We slept in and had a lazy Sunday morning, but after lunch we drove down to Dorchester, which is just twenty minutes away.
Dorchester Abbey is an attractive, mostly 14th century church, but its highlights are the stone and glass windows in the chancel, a lead font and a sculpture of a knight drawing a sword. Jenkins (England's Thousand Best Churches) describes one of the windows: "a rare Tree of Jesse window, the tree expressed not only in stained glass but in the carving of the mullions. Each one is bent to form the branches of a tree, crowded with sculpture and rising from the body of Jesse carved on the sill beneath."
There's a little Museum just outside the church, in what used to be a schoolhouse. This is several rungs up the ladder from most one-room local museums, with good interpretive displays on the general history of the area as well as archaeological finds. There are also some old school desks which open to reveal small displays on the history of education in the village.
After afternoon tea in a little tea house in the village, which has some attractive houses itself, we drove via Long and Little Wittenham to the Wittenham clumps. These don't look so impressive from Dorchester - little tree-clad pimples on the skyline - but the views from on top are rather good, and give a feel for just how flat this part of the Thames valley is. Highlights include the towers of Didcot power station, the curve of the Thames, Dorchester, and the grid of fields.

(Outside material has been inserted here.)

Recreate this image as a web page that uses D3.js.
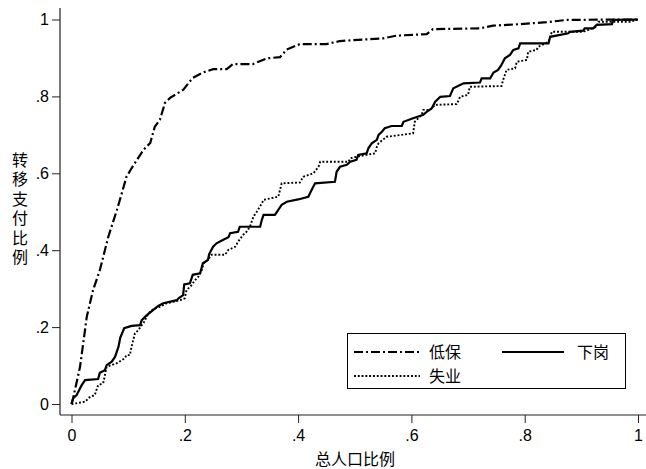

Camilla lay on the grass and enjoyed the clouds while I walked down to the Thames, through the Little Wittenham nature reserve, and back up the hill. We got back to the car just as it started raining.
Pardon me for being cynical. As I looked at the snaps of the brown fields, clear skies with wispy white clouds ,I said to myself: my, my, what wonderful dry, warm weather you're having. Then, the very last sentence confirms my cynicism.